- [Data segment]:
* * *
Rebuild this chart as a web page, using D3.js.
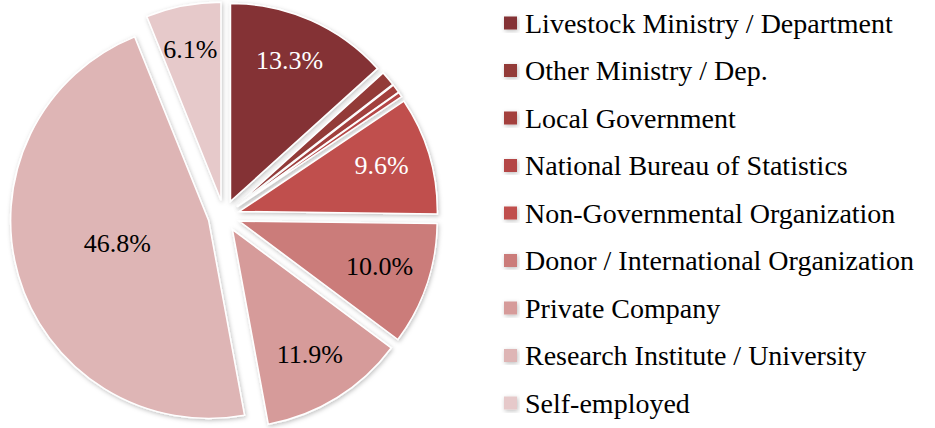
<!DOCTYPE html>
<html>
<head>
<meta charset="utf-8">
<script src="https://cdnjs.cloudflare.com/ajax/libs/d3/7.8.5/d3.min.js"></script>
<style>
  body { margin: 0; background: #fff; }
  svg { display: block; }
</style>
</head>
<body>
<div id="chart"></div>
<script>
// employer categories and share of respondents (%)
var categories = [
    "Livestock Ministry / Department",
    "Other Ministry / Dep.",
    "Local Government",
    "National Bureau of Statistics",
    "Non-Governmental Organization",
    "Donor / International Organization",
    "Private Company",
    "Research Institute / University",
    "Self-employed"
];
var shares = [13.3, 1.2, 0.7, 0.4, 9.6, 10.0, 11.9, 46.8, 6.1];
var labels = ["13.3%", "", "", "", "9.6%", "10.0%", "11.9%", "46.8%", "6.1%"];
var colors = ["#843234", "#933a39", "#a33f3e", "#b44646", "#c0504d",
              "#cb7b7a", "#d69b9a", "#deb5b5", "#e6c9ca"];
var labelColors = ["#fff", "#fff", "#fff", "#fff", "#fff", "#000", "#000", "#000", "#000"];

var width = 935, height = 428;
var cx = 224, cy = 216, radius = 198, explode = 16;
var fontFamily = "Liberation Serif, Tinos, Georgia, DejaVu Serif, serif";

var svg = d3.select("#chart")
    .append("svg")
    .attr("width", width)
    .attr("height", height)
    .attr("font-family", fontFamily);

var defs = svg.append("defs");
var filter = defs.append("filter").attr("id", "shadow")
    .attr("x", "-20%").attr("y", "-20%").attr("width", "140%").attr("height", "140%");
filter.append("feDropShadow")
    .attr("dx", 1).attr("dy", 1.5).attr("stdDeviation", 2)
    .attr("flood-color", "#000").attr("flood-opacity", 0.25);

var data = categories.map(function (c, i) {
    return { name: c, value: shares[i], label: labels[i], color: colors[i], tc: labelColors[i] };
});

var pie = d3.pie().sort(null).value(function (d) { return d.value; });
var arc = d3.arc().innerRadius(0).outerRadius(radius);
// big slices get their label nearer the centre, like the original
var labelArc = d3.arc().innerRadius(radius * 0.76).outerRadius(radius * 0.76);
var bigLabelArc = d3.arc().innerRadius(radius * 0.47).outerRadius(radius * 0.47);

var arcs = pie(data);

var g = svg.append("g").attr("transform", "translate(" + cx + "," + cy + ")");

var slices = g.selectAll("g.slice")
    .data(arcs)
    .enter()
    .append("g")
    .attr("class", "slice")
    .attr("transform", function (d) {
        var a = (d.startAngle + d.endAngle) / 2;
        return "translate(" + (Math.sin(a) * explode) + "," + (-Math.cos(a) * explode) + ")";
    });

slices.append("path")
    .attr("d", arc)
    .attr("fill", function (d) { return d.data.color; })
    .attr("stroke", "#fff")
    .attr("stroke-width", 1.5)
    .attr("filter", "url(#shadow)");

slices.append("text")
    .attr("transform", function (d) {
        var p = (d.data.value > 40 ? bigLabelArc : labelArc).centroid(d);
        return "translate(" + (p[0] - 2) + "," + (p[1] - 4) + ")";
    })
    .attr("text-anchor", "middle")
    .attr("dy", "0.35em")
    .attr("font-size", 26)
    .attr("fill", function (d) { return d.data.tc; })
    .text(function (d) { return d.data.label; });

// legend
var legend = svg.append("g").attr("transform", "translate(504,23)");
var rowH = 47.5;

var items = legend.selectAll("g.item")
    .data(data)
    .enter()
    .append("g")
    .attr("class", "item")
    .attr("transform", function (d, i) { return "translate(0," + (i * rowH) + ")"; });

items.append("rect")
    .attr("x", 0)
    .attr("y", -6.5)
    .attr("width", 13)
    .attr("height", 13)
    .attr("fill", function (d) { return d.color; })
    .attr("filter", "url(#shadow)");

items.append("text")
    .attr("x", 21)
    .attr("dy", "0.35em")
    .attr("font-size", 28)
    .attr("fill", "#000")
    .text(function (d) { return d.name; });
</script>
</body>
</html>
* * *
- [What is being asked]:
Retype everything in the material word for word, minus pictures.

- [Complete answer]:
Rebuild this chart as a web page, using D3.js.
<!DOCTYPE html>
<html>
<head>
<meta charset="utf-8">
<script src="https://cdnjs.cloudflare.com/ajax/libs/d3/7.8.5/d3.min.js"></script>
<style>
  body { margin: 0; background: #fff; }
  svg { display: block; }
</style>
</head>
<body>
<div id="chart"></div>
<script>
// employer categories and share of respondents (%)
var categories = [
    "Livestock Ministry / Department",
    "Other Ministry / Dep.",
    "Local Government",
    "National Bureau of Statistics",
    "Non-Governmental Organization",
    "Donor / International Organization",
    "Private Company",
    "Research Institute / University",
    "Self-employed"
];
var shares = [13.3, 1.2, 0.7, 0.4, 9.6, 10.0, 11.9, 46.8, 6.1];
var labels = ["13.3%", "", "", "", "9.6%", "10.0%", "11.9%", "46.8%", "6.1%"];
var colors = ["#843234", "#933a39", "#a33f3e", "#b44646", "#c0504d",
              "#cb7b7a", "#d69b9a", "#deb5b5", "#e6c9ca"];
var labelColors = ["#fff", "#fff", "#fff", "#fff", "#fff", "#000", "#000", "#000", "#000"];

var width = 935, height = 428;
var cx = 224, cy = 216, radius = 198, explode = 16;
var fontFamily = "Liberation Serif, Tinos, Georgia, DejaVu Serif, serif";

var svg = d3.select("#chart")
    .append("svg")
    .attr("width", width)
    .attr("height", height)
    .attr("font-family", fontFamily);

var defs = svg.append("defs");
var filter = defs.append("filter").attr("id", "shadow")
    .attr("x", "-20%").attr("y", "-20%").attr("width", "140%").attr("height", "140%");
filter.append("feDropShadow")
    .attr("dx", 1).attr("dy", 1.5).attr("stdDeviation", 2)
    .attr("flood-color", "#000").attr("flood-opacity", 0.25);

var data = categories.map(function (c, i) {
    return { name: c, value: shares[i], label: labels[i], color: colors[i], tc: labelColors[i] };
});

var pie = d3.pie().sort(null).value(function (d) { return d.value; });
var arc = d3.arc().innerRadius(0).outerRadius(radius);
// big slices get their label nearer the centre, like the original
var labelArc = d3.arc().innerRadius(radius * 0.76).outerRadius(radius * 0.76);
var bigLabelArc = d3.arc().innerRadius(radius * 0.47).outerRadius(radius * 0.47);

var arcs = pie(data);

var g = svg.append("g").attr("transform", "translate(" + cx + "," + cy + ")");

var slices = g.selectAll("g.slice")
    .data(arcs)
    .enter()
    .append("g")
    .attr("class", "slice")
    .attr("transform", function (d) {
        var a = (d.startAngle + d.endAngle) / 2;
        return "translate(" + (Math.sin(a) * explode) + "," + (-Math.cos(a) * explode) + ")";
    });

slices.append("path")
    .attr("d", arc)
    .attr("fill", function (d) { return d.data.color; })
    .attr("stroke", "#fff")
    .attr("stroke-width", 1.5)
    .attr("filter", "url(#shadow)");

slices.append("text")
    .attr("transform", function (d) {
        var p = (d.data.value > 40 ? bigLabelArc : labelArc).centroid(d);
        return "translate(" + (p[0] - 2) + "," + (p[1] - 4) + ")";
    })
    .attr("text-anchor", "middle")
    .attr("dy", "0.35em")
    .attr("font-size", 26)
    .attr("fill", function (d) { return d.data.tc; })
    .text(function (d) { return d.data.label; });

// legend
var legend = svg.append("g").attr("transform", "translate(504,23)");
var rowH = 47.5;

var items = legend.selectAll("g.item")
    .data(data)
    .enter()
    .append("g")
    .attr("class", "item")
    .attr("transform", function (d, i) { return "translate(0," + (i * rowH) + ")"; });

items.append("rect")
    .attr("x", 0)
    .attr("y", -6.5)
    .attr("width", 13)
    .attr("height", 13)
    .attr("fill", function (d) { return d.color; })
    .attr("filter", "url(#shadow)");

items.append("text")
    .attr("x", 21)
    .attr("dy", "0.35em")
    .attr("font-size", 28)
    .attr("fill", "#000")
    .text(function (d) { return d.name; });
</script>
</body>
</html>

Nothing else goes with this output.